We sat at uncomfortable desks watching dudes that talked funny telling us how we supposed to think about what we just read written by a dude that his last breath three centuries prior. We had talking ponies named “Patch” telling us not to take candy from stranger. We passed notes under the desk and scribbled the names of our crushes on our notebooks.

We read actual books until our eyes burned. Bookbags filled with pens, pencils, and erasers. Plastic bags with zippers held our sanity and security. It nothing like your pen running in the middle of drafting a paper. Your hands start to ache, and your stomach is growling. Your nowhere close to being to finding what your were looking for. We expressed our thoughts within the pages of these notebooks. For aspiring writers stories begin to blossom from the words of others. It funny how that happens sometimes.

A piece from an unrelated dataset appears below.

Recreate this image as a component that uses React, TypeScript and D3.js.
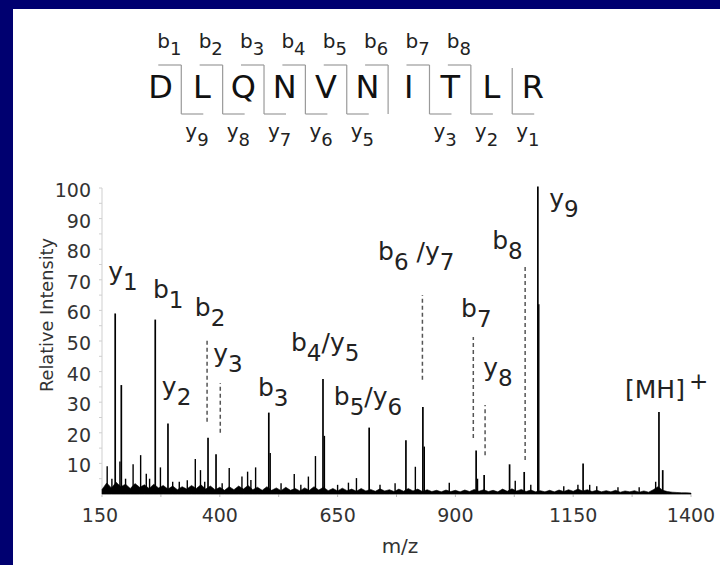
import React from 'react';
import * as d3 from 'd3';

// ---------- data ----------
const residues = ['D', 'L', 'Q', 'N', 'V', 'N', 'I', 'T', 'L', 'R'];
const bIons = [1, 2, 3, 4, 5, 6, 7, 8];
const yIons = [9, 8, 7, 6, 5, 3, 2, 1]; // y4 not observed

const xTickValues = [150, 400, 650, 900, 1150, 1400];
const xMinorTickValues = [150, 275, 400, 525, 650, 775, 900, 1025, 1150, 1275, 1400];
const yTickValues = [10, 20, 30, 40, 50, 60, 70, 80, 90, 100];
const yMinorTickValues = [5, 10, 15, 20, 25, 30, 35, 40, 45, 50, 55, 60, 65, 70, 75, 80, 85, 90, 95, 100];

// major fragment peaks (m/z, relative intensity)
const majorMz = [178, 191, 263, 290, 375, 392, 504, 619, 717, 795, 831, 944, 961, 1015, 1046, 1075, 1171, 1332, 1340];
const majorInt = [59, 35.6, 57, 23, 18.4, 13, 26.6, 37.6, 21.7, 17.6, 28.4, 14.2, 6.2, 9.7, 7.2, 100.5, 10, 26.8, 7.8];

// small peaks
const minorMz = [161, 171, 188, 200, 216, 232, 244, 251, 274, 300, 314, 331, 348, 359, 368, 405, 420, 447, 459, 466, 476, 507, 530, 558, 572, 588, 603, 622, 650, 673, 690, 740, 772, 815, 834, 887, 947, 1027, 1060, 1077, 1130, 1160, 1185, 1200, 1245, 1290, 1325];
const minorInt = [9.1, 5, 10.6, 5, 9.7, 12.7, 6.6, 5, 8.7, 4, 4, 4.5, 11.4, 7.8, 4, 3.5, 8.5, 5.7, 7.3, 4.6, 8.7, 13.4, 3.5, 6.5, 3, 5.7, 12.4, 19, 3, 3.7, 5.2, 3, 3.5, 8.9, 15.5, 3.7, 5, 4.3, 3, 62, 2.5, 3, 3, 2.5, 2.2, 2.2, 4];

// baseline noise, every 10 m/z from 150 to 1400
const noiseMz = d3.range(150, 1401, 10);
const noiseInt = [
  1.5, 3.6, 2.0, 3.8, 2.4, 3.2, 1.8, 3.4, 2.2, 3.0, 1.8, 3.2, 2.0, 2.8, 1.6,
  2.6, 1.4, 2.4, 1.6, 2.8, 1.8, 3.0, 1.6, 2.6, 1.4, 2.2, 1.2, 2.4, 1.4, 2.6, 1.6, 2.8, 1.4, 2.2, 1.2, 2.4, 1.2, 2.0, 1.1, 2.2, 1.2, 1.8, 1.0, 2.0, 1.2,
  2.4, 1.3, 2.2, 1.1, 1.8, 1.0, 1.9, 1.1, 1.6, 0.9, 1.8, 1.0, 1.5, 0.9, 1.7, 1.0, 1.4, 0.8, 1.6, 0.9, 1.8, 1.0, 1.6, 0.8, 1.4, 0.8, 1.2, 0.7, 1.3, 0.8,
  1.2, 0.7, 1.3, 0.8, 1.5, 0.9, 1.4, 0.8, 1.2, 0.7, 1.6, 0.9, 1.7, 1.0, 1.5, 0.8, 1.3, 0.7, 1.1, 0.7, 1.2, 0.7, 1.3, 0.8, 1.4, 0.9, 1.6, 1.0, 1.4, 0.8,
  1.2, 0.7, 1.1, 0.7, 1.2, 0.6, 1.0, 0.7, 1.1, 0.6, 1.0, 0.6, 1.4, 2.4, 1.2, 0.8, 0.6, 0.5, 0.4, 0.4, 0.3,
];

// dashed assignment markers (m/z, from intensity, to intensity)
const dashMz = [373, 401, 830, 938, 963, 1048];
const dashLow = [23.6, 20, 37.3, 18.3, 12.7, 11.1];
const dashHigh = [51, 36.3, 65, 51.3, 29.1, 74.8];

// peak annotations: [letter, subscript] segments, anchored in data space (m/z, intensity)
const labelSegments: [string, string][][] = [
  [['y', '1']],
  [['b', '1']],
  [['b', '2']],
  [['y', '3']],
  [['y', '2']],
  [['b', '3']],
  [['b', '4'], ['/y', '5']],
  [['b', '5'], ['/y', '6']],
  [['b', '6'], [' /y', '7']],
  [['b', '7']],
  [['y', '8']],
  [['b', '8']],
  [['y', '9']],
];
const labelMz = [163, 258, 347, 386, 277, 481, 551, 642, 736, 912, 959, 978, 1099];
const labelInt = [69.9, 64.1, 58.2, 43.1, 32.4, 32.0, 46.7, 29.1, 76.5, 57.8, 38.6, 80.1, 93.8];
const precursorMz = 1260;
const precursorInt = 31.4;

const FONT = "'DejaVu Sans', Verdana, sans-serif";

export default function App() {
  const W = 720;
  const H = 565;
  const x = d3.scaleLinear().domain([150, 1400]).range([102, 691]);
  const y = d3.scaleLinear().domain([0, 100]).range([494, 188]);

  const noiseArea = d3
    .area<number>()
    .x((_, i) => x(noiseMz[i]))
    .y0(y(0))
    .y1((d) => y(d));

  const seqX = d3.scalePoint<number>().domain(d3.range(residues.length)).range([160.6, 532.9]);
  const cut = (k: number) => ((seqX(k - 1) as number) + (seqX(k) as number)) / 2; // cleavage after residue k
  const topY = 65;
  const botY = 114;
  const gray = '#9a9a9a';

  return (
    <svg
      width={W}
      height={H}
      style={{ position: 'absolute', left: 0, top: 0, display: 'block' }}
      fontFamily={FONT}
    >
      <rect x={0} y={0} width={W} height={H} fill="#ffffff" />
      <rect x={0} y={0} width={W} height={9} fill="#000070" />
      <rect x={0} y={0} width={13} height={H} fill="#000070" />

      {/* sequence */}
      {residues.map((r, i) => (
        <text key={'r' + i} x={seqX(i)} y={98} fontSize={32} textAnchor="middle" fill="#111">
          {r}
        </text>
      ))}
      {d3.range(1, residues.length).map((k) => {
        const cx = cut(k);
        const hasB = bIons.includes(k);
        const yIdx = residues.length - k;
        const hasY = yIons.includes(yIdx);
        return (
          <g key={'c' + k} stroke={gray} strokeWidth={1.2} fill="none">
            {hasB && <line x1={cx - 23} x2={cx} y1={topY} y2={topY} />}
            <line x1={cx} x2={cx} y1={hasB ? topY : topY + 3} y2={botY} />
            {hasY && <line x1={cx} x2={cx + 22} y1={botY} y2={botY} />}
          </g>
        );
      })}
      {bIons.map((k) => (
        <text key={'bt' + k} x={cut(k) - 24} y={48} fontSize={20} fill="#222">
          b
          <tspan dy={7} fontSize={18}>
            {k}
          </tspan>
        </text>
      ))}
      {yIons.map((n) => (
        <text key={'yt' + n} x={cut(residues.length - n) + 4} y={138} fontSize={20} fill="#222">
          y
          <tspan dy={8} fontSize={18}>
            {n}
          </tspan>
        </text>
      ))}

      {/* axes */}
      <line x1={x(150)} x2={x(150)} y1={y(0)} y2={y(100)} stroke="#cfcfcf" strokeWidth={1} />
      {yMinorTickValues.map((v) => (
        <line key={'ym' + v} x1={x(150) - 3} x2={x(150)} y1={y(v)} y2={y(v)} stroke="#cfcfcf" strokeWidth={1} />
      ))}
      <line x1={x(150)} x2={x(1400)} y1={y(0)} y2={y(0)} stroke="#bbbbbb" strokeWidth={1} />
      {xMinorTickValues.map((v) => (
        <line key={'xm' + v} x1={x(v)} x2={x(v)} y1={y(0)} y2={y(0) + 3} stroke="#bbbbbb" strokeWidth={1} />
      ))}
      {yTickValues.map((v) => (
        <text key={'yl' + v} x={91} y={y(v) + 9} fontSize={19} textAnchor="end" fill="#333">
          {v}
        </text>
      ))}
      {xTickValues.map((v) => (
        <text key={'xl' + v} x={x(v) - (v === 150 ? 2 : 0)} y={522} fontSize={19} textAnchor="middle" fill="#333">
          {v}
        </text>
      ))}
      <text x={400} y={553} fontSize={20} textAnchor="middle" fill="#333">
        m/z
      </text>
      <text transform="translate(53,315) rotate(-90)" fontSize={17.7} textAnchor="middle" fill="#333">
        Relative Intensity
      </text>

      {/* spectrum */}
      <path d={noiseArea(noiseInt) || ''} fill="#000" stroke="#000" strokeWidth={0.6} />
      {minorMz.map((m, i) => (
        <line key={'mn' + i} x1={x(m)} x2={x(m)} y1={y(0)} y2={y(minorInt[i])} stroke="#000" strokeWidth={1.4} />
      ))}
      {majorMz.map((m, i) => (
        <line key={'mj' + i} x1={x(m)} x2={x(m)} y1={y(0)} y2={y(majorInt[i])} stroke="#000" strokeWidth={1.7} />
      ))}
      {dashMz.map((m, i) => (
        <line
          key={'ds' + i}
          x1={x(m)}
          x2={x(m)}
          y1={y(dashLow[i])}
          y2={y(dashHigh[i])}
          stroke="#555"
          strokeWidth={1.5}
          strokeDasharray="4,3"
        />
      ))}

      {/* annotations */}
      {labelSegments.map((segs, i) => (
        <text key={'lb' + i} x={x(labelMz[i])} y={y(labelInt[i])} fontSize={25} fill="#222" style={{ whiteSpace: 'pre' }}>
          {segs.map(([main, sub], j) => (
            <React.Fragment key={j}>
              <tspan dy={j === 0 ? 0 : -10}>{main}</tspan>
              <tspan dy={10} fontSize={23}>
                {sub}
              </tspan>
            </React.Fragment>
          ))}
        </text>
      ))}
      <text x={x(precursorMz)} y={y(precursorInt)} fontSize={25} fill="#222">
        [MH]
        <tspan dx={4} dy={-9} fontSize={23}>
          +
        </tspan>
      </text>
    </svg>
  );
}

It’s almost like its a part of the writer’s job is to inspire other writers. I don’t think this thoughtful gift is intentional. I think it happens somewhere in the act of telling the story. Often, I wonder if my work has done this for another writer. Then, I decide it’s not important. It’s not something I need to worry about. It will only get in the way.

There was a certain freedom to writing before the internet. Just you, your thoughts, and your aspirations confined in the binds of the notebook of the time. You hope you have written something people want to read. You hope you wrote something that will make a difference for at least reader, even if that reader is you. Sometimes we write something that absolutely doesn’t belong in the thing we are writing. That sentence that appears out of nowhere, but man you know you have something special. I miss writing before the internet. I miss portions of life before the web.

Yes, I remember life before the internet. I recognize how much it has helped so many people, but I’m cognizant of the fact it has also destroyed so many.